A week after it reported the heftiest crude oil draw in more than six months, the Energy Information Administration once again had good news for oil bulls: the authority said crude oil inventories had shed 7.4 million barrels during the week to July 31.
A week earlier, the EIA said inventories had lost as much as 10.6 million barrels, after a build of 4.6 million barrels for the second week of July. Analysts had expected an inventory decline of 3.267 million barrels for the week to July 31.
A day before the EIA, the American Petroleum Institute reported an inventory draw of 8.587 million barrels for the last week of July.
In gasoline, the EIA reported an increase in inventories of 419,000 barrels, after a 700,000-barrel build estimated for the previous week.

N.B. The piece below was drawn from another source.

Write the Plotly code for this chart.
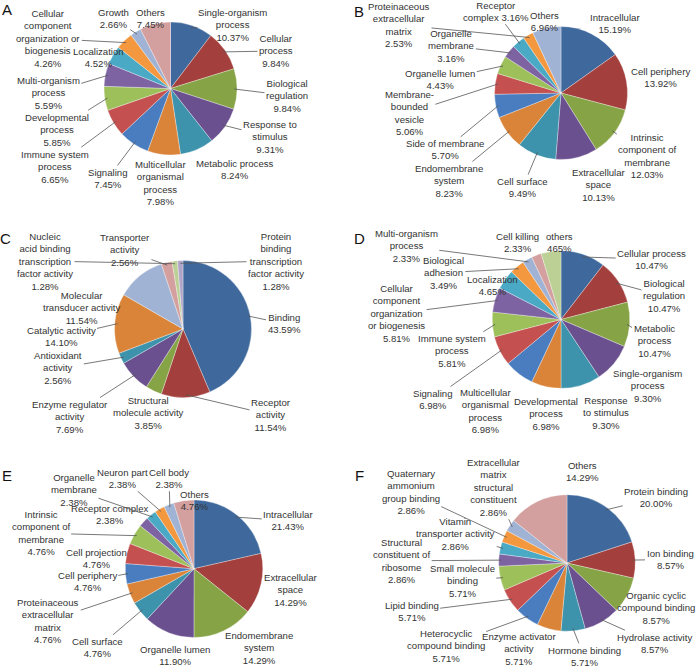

Gasoline production last week averaged 9.3 million bpd, compared with 9.2 million bpd a week earlier.
In distillate fuels, the authority estimated an inventory increase of 1.6 million barrels for the week to July 31. This compared with a build of half a million barrels a week earlier. Production of distillates last week averaged 4.9 million bpd, compared with 4.8 million bpd a week earlier.
Prices jumped after the API inventory report on Tuesday, even though worries about the sustainability of any demand improvement remain strong. The rally continued today, too. At the time of writing, West Texas Intermediate was trading at $43.25 a barrel, with Brent crude changing hands at $45.94 a barrel, both up by more than 3 percent.
Earlier this week, the International Monetary Fund said it expected crude oil demand to record an 8-percent decline this year. As a result, prices will be 41 percent lower than they were last year on average, the IMF said in a report titled ‘Global imbalances and the COVID-19 crisis’.
The IEA meanwhile, updated its oil demand forecast and now expects demand to suffer a 7.9-million-bpd decline this year. This compares with expectations of an 8.9-million-bpd demand contraction by OPEC.